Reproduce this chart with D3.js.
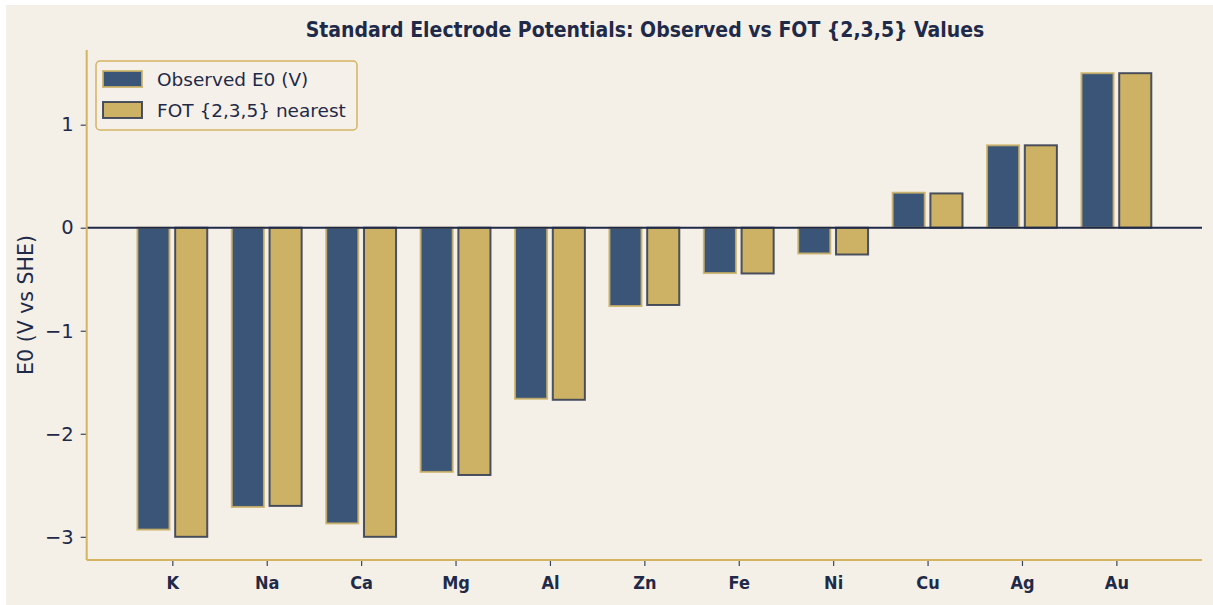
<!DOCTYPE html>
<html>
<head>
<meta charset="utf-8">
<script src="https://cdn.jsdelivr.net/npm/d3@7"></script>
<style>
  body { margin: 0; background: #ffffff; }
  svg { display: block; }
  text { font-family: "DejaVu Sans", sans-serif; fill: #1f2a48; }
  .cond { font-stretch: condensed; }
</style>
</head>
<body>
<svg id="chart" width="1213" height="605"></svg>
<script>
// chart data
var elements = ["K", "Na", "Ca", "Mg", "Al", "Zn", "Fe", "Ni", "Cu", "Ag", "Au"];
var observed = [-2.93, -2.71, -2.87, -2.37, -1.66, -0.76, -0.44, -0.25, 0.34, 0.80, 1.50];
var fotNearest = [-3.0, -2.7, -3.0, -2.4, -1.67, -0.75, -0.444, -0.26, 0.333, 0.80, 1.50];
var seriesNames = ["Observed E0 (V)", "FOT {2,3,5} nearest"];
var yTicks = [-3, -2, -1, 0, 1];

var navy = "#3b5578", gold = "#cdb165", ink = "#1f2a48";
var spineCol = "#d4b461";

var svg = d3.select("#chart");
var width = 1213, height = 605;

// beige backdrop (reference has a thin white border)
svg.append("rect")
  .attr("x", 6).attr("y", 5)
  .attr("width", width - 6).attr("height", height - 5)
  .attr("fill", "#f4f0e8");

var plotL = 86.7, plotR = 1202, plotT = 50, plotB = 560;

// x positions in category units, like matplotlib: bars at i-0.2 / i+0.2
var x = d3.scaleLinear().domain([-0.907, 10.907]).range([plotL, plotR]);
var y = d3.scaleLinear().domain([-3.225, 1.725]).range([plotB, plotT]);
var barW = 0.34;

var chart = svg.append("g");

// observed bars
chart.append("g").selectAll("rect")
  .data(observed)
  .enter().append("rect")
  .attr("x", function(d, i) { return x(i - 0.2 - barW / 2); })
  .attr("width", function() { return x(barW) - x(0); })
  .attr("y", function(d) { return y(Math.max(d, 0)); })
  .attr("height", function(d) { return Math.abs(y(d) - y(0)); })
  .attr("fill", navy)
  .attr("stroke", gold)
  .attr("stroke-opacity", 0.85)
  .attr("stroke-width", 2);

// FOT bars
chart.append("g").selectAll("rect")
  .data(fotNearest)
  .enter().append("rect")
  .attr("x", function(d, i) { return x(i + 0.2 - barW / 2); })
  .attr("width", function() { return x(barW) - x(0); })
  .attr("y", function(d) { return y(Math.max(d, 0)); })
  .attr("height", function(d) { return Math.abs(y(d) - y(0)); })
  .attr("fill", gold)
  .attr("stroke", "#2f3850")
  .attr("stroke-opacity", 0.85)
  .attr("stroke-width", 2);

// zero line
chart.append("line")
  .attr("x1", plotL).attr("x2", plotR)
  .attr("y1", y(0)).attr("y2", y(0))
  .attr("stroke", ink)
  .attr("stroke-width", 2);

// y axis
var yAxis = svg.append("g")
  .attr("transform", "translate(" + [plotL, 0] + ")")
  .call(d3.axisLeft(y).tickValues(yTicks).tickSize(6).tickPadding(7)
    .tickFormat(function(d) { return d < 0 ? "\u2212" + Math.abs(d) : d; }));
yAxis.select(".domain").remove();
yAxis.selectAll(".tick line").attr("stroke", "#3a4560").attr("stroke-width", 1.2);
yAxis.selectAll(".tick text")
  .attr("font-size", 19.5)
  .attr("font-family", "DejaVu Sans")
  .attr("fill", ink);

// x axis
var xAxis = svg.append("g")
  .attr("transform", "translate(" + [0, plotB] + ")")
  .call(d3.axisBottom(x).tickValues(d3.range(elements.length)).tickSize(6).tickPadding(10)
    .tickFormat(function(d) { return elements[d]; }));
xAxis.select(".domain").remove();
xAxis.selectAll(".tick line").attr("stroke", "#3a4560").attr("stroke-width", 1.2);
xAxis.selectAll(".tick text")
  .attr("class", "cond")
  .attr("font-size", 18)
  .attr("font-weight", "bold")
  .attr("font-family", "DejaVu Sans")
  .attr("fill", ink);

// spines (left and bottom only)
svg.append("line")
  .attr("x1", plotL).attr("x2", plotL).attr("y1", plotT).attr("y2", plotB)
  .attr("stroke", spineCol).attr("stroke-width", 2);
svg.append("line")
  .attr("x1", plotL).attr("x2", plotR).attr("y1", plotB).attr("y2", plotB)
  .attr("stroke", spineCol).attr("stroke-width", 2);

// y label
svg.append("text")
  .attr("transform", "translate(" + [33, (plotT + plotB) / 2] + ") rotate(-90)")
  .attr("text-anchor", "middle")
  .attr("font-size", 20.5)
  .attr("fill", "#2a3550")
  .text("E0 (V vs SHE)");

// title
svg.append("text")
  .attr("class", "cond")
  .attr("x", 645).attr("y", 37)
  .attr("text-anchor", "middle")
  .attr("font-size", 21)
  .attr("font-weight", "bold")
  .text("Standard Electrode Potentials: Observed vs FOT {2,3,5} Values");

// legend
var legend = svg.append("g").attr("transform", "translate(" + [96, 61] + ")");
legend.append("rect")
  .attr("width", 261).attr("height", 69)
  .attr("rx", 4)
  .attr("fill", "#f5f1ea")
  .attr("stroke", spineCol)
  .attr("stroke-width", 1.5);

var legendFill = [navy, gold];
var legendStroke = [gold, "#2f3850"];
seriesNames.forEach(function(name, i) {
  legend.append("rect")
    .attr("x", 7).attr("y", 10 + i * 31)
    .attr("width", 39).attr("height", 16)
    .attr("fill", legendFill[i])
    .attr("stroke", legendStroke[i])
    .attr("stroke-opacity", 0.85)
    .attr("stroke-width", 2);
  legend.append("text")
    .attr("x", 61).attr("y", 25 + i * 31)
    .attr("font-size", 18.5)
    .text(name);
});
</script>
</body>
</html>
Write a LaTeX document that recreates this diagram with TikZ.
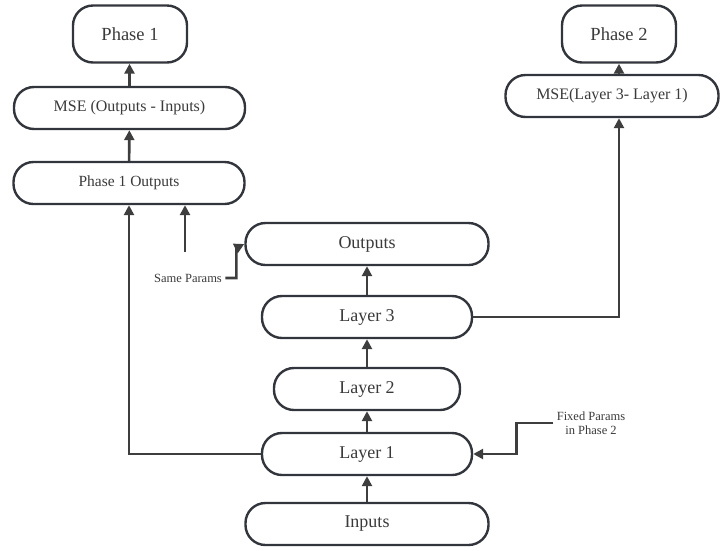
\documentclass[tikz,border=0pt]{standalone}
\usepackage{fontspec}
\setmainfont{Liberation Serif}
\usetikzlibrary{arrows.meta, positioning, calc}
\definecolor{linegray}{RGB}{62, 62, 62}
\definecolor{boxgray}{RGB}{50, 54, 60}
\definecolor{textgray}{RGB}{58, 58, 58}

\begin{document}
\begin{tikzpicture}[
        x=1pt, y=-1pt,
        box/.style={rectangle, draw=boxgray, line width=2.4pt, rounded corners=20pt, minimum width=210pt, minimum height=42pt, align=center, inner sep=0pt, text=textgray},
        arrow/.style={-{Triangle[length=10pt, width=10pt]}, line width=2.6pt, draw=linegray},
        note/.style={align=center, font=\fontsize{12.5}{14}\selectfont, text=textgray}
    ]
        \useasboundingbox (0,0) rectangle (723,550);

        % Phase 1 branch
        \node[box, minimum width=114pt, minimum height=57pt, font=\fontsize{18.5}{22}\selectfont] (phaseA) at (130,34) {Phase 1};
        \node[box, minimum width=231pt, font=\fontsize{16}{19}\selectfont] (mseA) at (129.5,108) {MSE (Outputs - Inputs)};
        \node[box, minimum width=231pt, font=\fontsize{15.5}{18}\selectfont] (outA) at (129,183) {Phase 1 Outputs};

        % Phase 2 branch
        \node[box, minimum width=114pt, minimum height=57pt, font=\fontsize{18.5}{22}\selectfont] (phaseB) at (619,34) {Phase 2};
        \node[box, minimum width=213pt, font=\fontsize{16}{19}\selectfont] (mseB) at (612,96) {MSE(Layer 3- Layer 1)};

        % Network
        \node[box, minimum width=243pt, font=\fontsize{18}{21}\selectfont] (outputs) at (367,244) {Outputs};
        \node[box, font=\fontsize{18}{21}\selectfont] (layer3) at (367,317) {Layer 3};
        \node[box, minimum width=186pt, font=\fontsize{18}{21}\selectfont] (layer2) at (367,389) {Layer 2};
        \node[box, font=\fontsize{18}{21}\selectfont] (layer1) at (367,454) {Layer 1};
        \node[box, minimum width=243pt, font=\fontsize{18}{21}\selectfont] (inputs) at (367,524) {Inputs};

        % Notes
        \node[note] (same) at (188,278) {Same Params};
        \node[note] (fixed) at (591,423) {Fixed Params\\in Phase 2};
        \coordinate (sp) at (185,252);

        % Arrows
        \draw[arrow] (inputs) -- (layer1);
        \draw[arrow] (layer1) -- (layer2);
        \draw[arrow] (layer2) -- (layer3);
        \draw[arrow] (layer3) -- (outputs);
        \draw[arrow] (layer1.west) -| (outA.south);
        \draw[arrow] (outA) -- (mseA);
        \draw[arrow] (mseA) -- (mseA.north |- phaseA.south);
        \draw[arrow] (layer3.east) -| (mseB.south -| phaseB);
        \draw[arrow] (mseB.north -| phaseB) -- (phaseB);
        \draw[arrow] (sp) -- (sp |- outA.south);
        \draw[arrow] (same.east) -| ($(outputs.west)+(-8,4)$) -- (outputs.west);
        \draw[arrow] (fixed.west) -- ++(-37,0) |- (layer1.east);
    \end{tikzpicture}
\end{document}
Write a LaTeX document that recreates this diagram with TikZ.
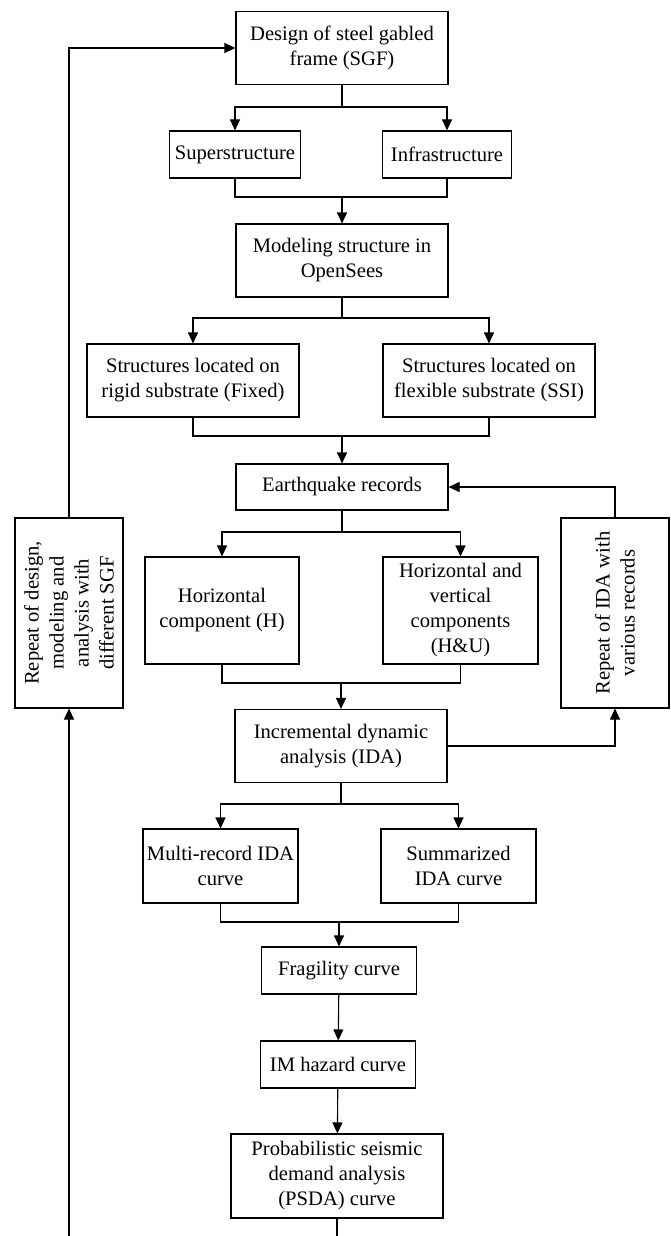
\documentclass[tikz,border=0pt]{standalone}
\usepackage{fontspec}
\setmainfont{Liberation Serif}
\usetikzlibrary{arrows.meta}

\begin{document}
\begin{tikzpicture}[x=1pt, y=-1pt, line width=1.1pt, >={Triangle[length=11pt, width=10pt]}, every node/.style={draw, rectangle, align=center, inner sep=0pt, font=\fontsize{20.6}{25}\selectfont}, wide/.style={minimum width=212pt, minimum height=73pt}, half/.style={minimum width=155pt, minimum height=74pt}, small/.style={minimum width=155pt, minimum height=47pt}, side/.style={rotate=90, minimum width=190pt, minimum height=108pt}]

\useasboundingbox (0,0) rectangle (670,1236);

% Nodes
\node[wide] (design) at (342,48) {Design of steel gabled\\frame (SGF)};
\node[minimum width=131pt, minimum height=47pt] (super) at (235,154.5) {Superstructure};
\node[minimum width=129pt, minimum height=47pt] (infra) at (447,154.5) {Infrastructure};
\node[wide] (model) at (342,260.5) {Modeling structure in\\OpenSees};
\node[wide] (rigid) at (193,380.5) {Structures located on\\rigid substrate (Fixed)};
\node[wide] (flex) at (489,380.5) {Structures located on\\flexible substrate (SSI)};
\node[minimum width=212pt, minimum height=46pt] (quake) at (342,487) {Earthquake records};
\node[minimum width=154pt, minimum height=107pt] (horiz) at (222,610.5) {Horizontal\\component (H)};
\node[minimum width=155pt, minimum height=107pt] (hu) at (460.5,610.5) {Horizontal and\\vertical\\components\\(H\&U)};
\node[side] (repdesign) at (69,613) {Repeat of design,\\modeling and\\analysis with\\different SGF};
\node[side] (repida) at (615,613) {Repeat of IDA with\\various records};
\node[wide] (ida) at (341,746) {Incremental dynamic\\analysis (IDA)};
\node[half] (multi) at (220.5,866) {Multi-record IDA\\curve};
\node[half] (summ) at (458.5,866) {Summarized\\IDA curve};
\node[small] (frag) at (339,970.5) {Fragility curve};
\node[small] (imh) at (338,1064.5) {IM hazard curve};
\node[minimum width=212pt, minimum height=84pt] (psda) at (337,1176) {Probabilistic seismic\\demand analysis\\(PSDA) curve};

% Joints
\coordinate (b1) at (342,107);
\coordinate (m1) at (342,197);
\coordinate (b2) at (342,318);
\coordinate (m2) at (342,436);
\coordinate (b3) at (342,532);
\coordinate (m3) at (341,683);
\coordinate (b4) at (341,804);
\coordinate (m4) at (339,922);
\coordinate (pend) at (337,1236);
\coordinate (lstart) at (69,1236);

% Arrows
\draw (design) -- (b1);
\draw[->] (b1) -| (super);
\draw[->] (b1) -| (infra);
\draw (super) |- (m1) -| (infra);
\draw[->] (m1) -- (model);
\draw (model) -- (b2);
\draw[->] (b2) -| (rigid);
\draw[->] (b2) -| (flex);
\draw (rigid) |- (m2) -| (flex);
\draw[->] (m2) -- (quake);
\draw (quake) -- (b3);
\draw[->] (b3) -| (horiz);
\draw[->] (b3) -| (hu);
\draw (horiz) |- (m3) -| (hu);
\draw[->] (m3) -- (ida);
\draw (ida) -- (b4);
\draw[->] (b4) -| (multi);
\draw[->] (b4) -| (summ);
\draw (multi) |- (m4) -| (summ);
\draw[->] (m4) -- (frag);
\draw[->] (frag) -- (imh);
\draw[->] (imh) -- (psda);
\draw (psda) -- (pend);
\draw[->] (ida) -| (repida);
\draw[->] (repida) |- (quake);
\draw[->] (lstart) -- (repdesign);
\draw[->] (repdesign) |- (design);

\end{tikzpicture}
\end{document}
■ ■ ■ ■ ■
| Aim of the task |
Nothing but the lines from the start of the records above through the line with "var plotL = 86.7, plotR" should be retyped, each exactly as written; leave out all pictures.

| Exercise solution |
Reproduce this chart with D3.js.
<!DOCTYPE html>
<html>
<head>
<meta charset="utf-8">
<script src="https://cdn.jsdelivr.net/npm/d3@7"></script>
<style>
  body { margin: 0; background: #ffffff; }
  svg { display: block; }
  text { font-family: "DejaVu Sans", sans-serif; fill: #1f2a48; }
  .cond { font-stretch: condensed; }
</style>
</head>
<body>
<svg id="chart" width="1213" height="605"></svg>
<script>
// chart data
var elements = ["K", "Na", "Ca", "Mg", "Al", "Zn", "Fe", "Ni", "Cu", "Ag", "Au"];
var observed = [-2.93, -2.71, -2.87, -2.37, -1.66, -0.76, -0.44, -0.25, 0.34, 0.80, 1.50];
var fotNearest = [-3.0, -2.7, -3.0, -2.4, -1.67, -0.75, -0.444, -0.26, 0.333, 0.80, 1.50];
var seriesNames = ["Observed E0 (V)", "FOT {2,3,5} nearest"];
var yTicks = [-3, -2, -1, 0, 1];

var navy = "#3b5578", gold = "#cdb165", ink = "#1f2a48";
var spineCol = "#d4b461";

var svg = d3.select("#chart");
var width = 1213, height = 605;

// beige backdrop (reference has a thin white border)
svg.append("rect")
  .attr("x", 6).attr("y", 5)
  .attr("width", width - 6).attr("height", height - 5)
  .attr("fill", "#f4f0e8");

var plotL = 86.7, plotR = 1202, plotT = 50, plotB = 560;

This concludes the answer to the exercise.